§ **PROMPT**
Would you write out the listing verbatim and skip every picture in it?

• • •

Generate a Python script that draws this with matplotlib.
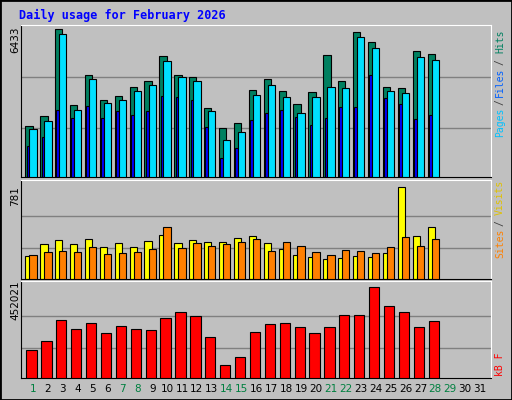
import matplotlib
matplotlib.use("Agg")
import matplotlib.pyplot as plt
from matplotlib.patches import Rectangle

days = list(range(1, 32))
# values (28 days of data)
hits_px = [316,286,28,253,166,238,226,199,184,109,166,172,262,322,307,208,178,211,250,214,106,184,37,67,199,202,94,103]
files_px = [325,301,43,268,178,247,238,211,193,124,172,184,271,358,334,223,193,229,277,229,199,202,52,85,211,217,112,121]
pages_px = [376,349,268,292,256,292,271,283,271,226,229,238,319,412,382,298,277,268,289,313,292,259,259,166,232,250,295,283]
hits = [round((468-t)*6433/440) for t in hits_px]
files = [round((468-t)*6433/440) for t in files_px]
pages = [round((468-t)*6433/440) for t in pages_px]
visits_px = [235,199,187,199,184,208,196,208,190,172,196,187,193,193,181,175,196,214,232,238,244,241,235,238,226,28,175,148]
sites_px = [232,223,220,223,208,229,226,223,214,148,211,196,205,199,193,184,220,193,205,223,232,217,220,226,208,178,205,184]
visits = [round((304-t)*781/276) for t in visits_px]
sites = [round((304-t)*781/276) for t in sites_px]
kb_px = [517,490,427,454,436,466,445,454,457,421,403,415,478,562,538,463,439,436,448,466,448,412,412,328,385,403,448,430]
kbytes = [round((601-t)*452021/273) for t in kb_px]
weekend = [1,7,8,14,15,21,22,28,29]

W, H = 512, 400
fig = plt.figure(figsize=(W/100, H/100), dpi=100)
fig.patch.set_facecolor("#C0C0C0")
fig.patches.append(Rectangle((0,0),1,1,transform=fig.transFigure,fill=False,ec="black",lw=2))
mono = "DejaVu Sans Mono"
fig.text(19/W, 1-15/H, "Daily usage for February 2026", color="#0000FF", fontsize=8.5,
         fontweight="bold", family=mono, va="center")

def mkax(top, bottom):
    ax = fig.add_axes([21/W, 1-bottom/H, (491-21)/W, (bottom-top)/H])
    ax.set_facecolor("#C0C0C0")
    ax.set_xlim(0.2, 31.75)
    ax.set_xticks([]); ax.set_yticks([])
    for s in ("left","bottom"):
        ax.spines[s].set_color("black")
    for s in ("top","right"):
        ax.spines[s].set_color("white")
    return ax

def bars(ax, vals, l, r, color, z):
    ax.bar([d + l for d in days[:len(vals)]], vals, width=r-l, align="edge",
           color=color, edgecolor="black", linewidth=0.8, zorder=z)

def grid(ax, top, fracs):
    for f in fracs:
        ax.axhline(top*f, color="#808080", lw=1, zorder=1)

def rlab(y, s, c):
    fig.text(500/W, 1-y/H, s, rotation=90, color=c, fontsize=7, family=mono,
             va="center", ha="center")

# top panel
ax1 = mkax(25, 177)
top1 = 6433*151/147
ax1.set_ylim(0, top1)
grid(ax1, top1, [0.32, 0.66])
bars(ax1, hits, -0.51, -0.02, "#008060", 2)
bars(ax1, files, -0.24, 0.25, "#00E0FF", 3)
bars(ax1, pages, -0.42, -0.24, "#0000FF", 2.5)
fig.text(15/W, 1-40/H, "6433", rotation=90, fontsize=7.5, va="center", ha="center")
rlab(122, "Pages", "#00C0FF")
rlab(102, "/", "#404040")
rlab(82, "Files", "#0060FF")
rlab(62, "/", "#404040")
rlab(41, "Hits", "#008060")

# middle panel
ax2 = mkax(180, 279)
top2 = 781*99/92
ax2.set_ylim(0, top2)
grid(ax2, top2, [0.31, 0.64])
bars(ax2, visits, -0.51, -0.02, "#FFFF00", 2)
bars(ax2, sites, -0.24, 0.25, "#FF8000", 3)
fig.text(15/W, 1-196/H, "781", rotation=90, fontsize=7.5, va="center", ha="center")
rlab(243, "Sites", "#FF8000")
rlab(223, "/", "#404040")
rlab(197, "Visits", "#E0C000")

# bottom panel
ax3 = mkax(281, 378)
top3 = 452021*97/91
ax3.set_ylim(0, top3)
grid(ax3, top3, [0.31, 0.64])
bars(ax3, kbytes, -0.44, 0.25, "#FF0000", 3)
fig.text(15/W, 1-300/H, "452021", rotation=90, fontsize=7.5, va="center", ha="center")
rlab(364, "kB F", "#FF0000")

for d in days:
    x = 33 + (d-1)*14.9
    fig.text(x/W, 1-389/H, str(d), fontsize=7.5, ha="center", va="center",
             color="#008040" if d in weekend else "black")

fig.savefig("out.png", dpi=100, facecolor=fig.get_facecolor())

• • •

§ **COMPLETE ANSWER**
Generate a Python script that draws this with matplotlib.
import matplotlib
matplotlib.use("Agg")
import matplotlib.pyplot as plt
from matplotlib.patches import Rectangle

days = list(range(1, 32))
# values (28 days of data)
hits_px = [316,286,28,253,166,238,226,199,184,109,166,172,262,322,307,208,178,211,250,214,106,184,37,67,199,202,94,103]
files_px = [325,301,43,268,178,247,238,211,193,124,172,184,271,358,334,223,193,229,277,229,199,202,52,85,211,217,112,121]
pages_px = [376,349,268,292,256,292,271,283,271,226,229,238,319,412,382,298,277,268,289,313,292,259,259,166,232,250,295,283]
hits = [round((468-t)*6433/440) for t in hits_px]
files = [round((468-t)*6433/440) for t in files_px]
pages = [round((468-t)*6433/440) for t in pages_px]
visits_px = [235,199,187,199,184,208,196,208,190,172,196,187,193,193,181,175,196,214,232,238,244,241,235,238,226,28,175,148]
sites_px = [232,223,220,223,208,229,226,223,214,148,211,196,205,199,193,184,220,193,205,223,232,217,220,226,208,178,205,184]
visits = [round((304-t)*781/276) for t in visits_px]
sites = [round((304-t)*781/276) for t in sites_px]
kb_px = [517,490,427,454,436,466,445,454,457,421,403,415,478,562,538,463,439,436,448,466,448,412,412,328,385,403,448,430]
kbytes = [round((601-t)*452021/273) for t in kb_px]
weekend = [1,7,8,14,15,21,22,28,29]

W, H = 512, 400
fig = plt.figure(figsize=(W/100, H/100), dpi=100)
fig.patch.set_facecolor("#C0C0C0")
fig.patches.append(Rectangle((0,0),1,1,transform=fig.transFigure,fill=False,ec="black",lw=2))
mono = "DejaVu Sans Mono"
fig.text(19/W, 1-15/H, "Daily usage for February 2026", color="#0000FF", fontsize=8.5,
         fontweight="bold", family=mono, va="center")

def mkax(top, bottom):
    ax = fig.add_axes([21/W, 1-bottom/H, (491-21)/W, (bottom-top)/H])
    ax.set_facecolor("#C0C0C0")
    ax.set_xlim(0.2, 31.75)
    ax.set_xticks([]); ax.set_yticks([])
    for s in ("left","bottom"):
        ax.spines[s].set_color("black")
    for s in ("top","right"):
        ax.spines[s].set_color("white")
    return ax

def bars(ax, vals, l, r, color, z):
    ax.bar([d + l for d in days[:len(vals)]], vals, width=r-l, align="edge",
           color=color, edgecolor="black", linewidth=0.8, zorder=z)

def grid(ax, top, fracs):
    for f in fracs:
        ax.axhline(top*f, color="#808080", lw=1, zorder=1)

def rlab(y, s, c):
    fig.text(500/W, 1-y/H, s, rotation=90, color=c, fontsize=7, family=mono,
             va="center", ha="center")

# top panel
ax1 = mkax(25, 177)
top1 = 6433*151/147
ax1.set_ylim(0, top1)
grid(ax1, top1, [0.32, 0.66])
bars(ax1, hits, -0.51, -0.02, "#008060", 2)
bars(ax1, files, -0.24, 0.25, "#00E0FF", 3)
bars(ax1, pages, -0.42, -0.24, "#0000FF", 2.5)
fig.text(15/W, 1-40/H, "6433", rotation=90, fontsize=7.5, va="center", ha="center")
rlab(122, "Pages", "#00C0FF")
rlab(102, "/", "#404040")
rlab(82, "Files", "#0060FF")
rlab(62, "/", "#404040")
rlab(41, "Hits", "#008060")

# middle panel
ax2 = mkax(180, 279)
top2 = 781*99/92
ax2.set_ylim(0, top2)
grid(ax2, top2, [0.31, 0.64])
bars(ax2, visits, -0.51, -0.02, "#FFFF00", 2)
bars(ax2, sites, -0.24, 0.25, "#FF8000", 3)
fig.text(15/W, 1-196/H, "781", rotation=90, fontsize=7.5, va="center", ha="center")
rlab(243, "Sites", "#FF8000")
rlab(223, "/", "#404040")
rlab(197, "Visits", "#E0C000")

# bottom panel
ax3 = mkax(281, 378)
top3 = 452021*97/91
ax3.set_ylim(0, top3)
grid(ax3, top3, [0.31, 0.64])
bars(ax3, kbytes, -0.44, 0.25, "#FF0000", 3)
fig.text(15/W, 1-300/H, "452021", rotation=90, fontsize=7.5, va="center", ha="center")
rlab(364, "kB F", "#FF0000")

for d in days:
    x = 33 + (d-1)*14.9
    fig.text(x/W, 1-389/H, str(d), fontsize=7.5, ha="center", va="center",
             color="#008040" if d in weekend else "black")

fig.savefig("out.png", dpi=100, facecolor=fig.get_facecolor())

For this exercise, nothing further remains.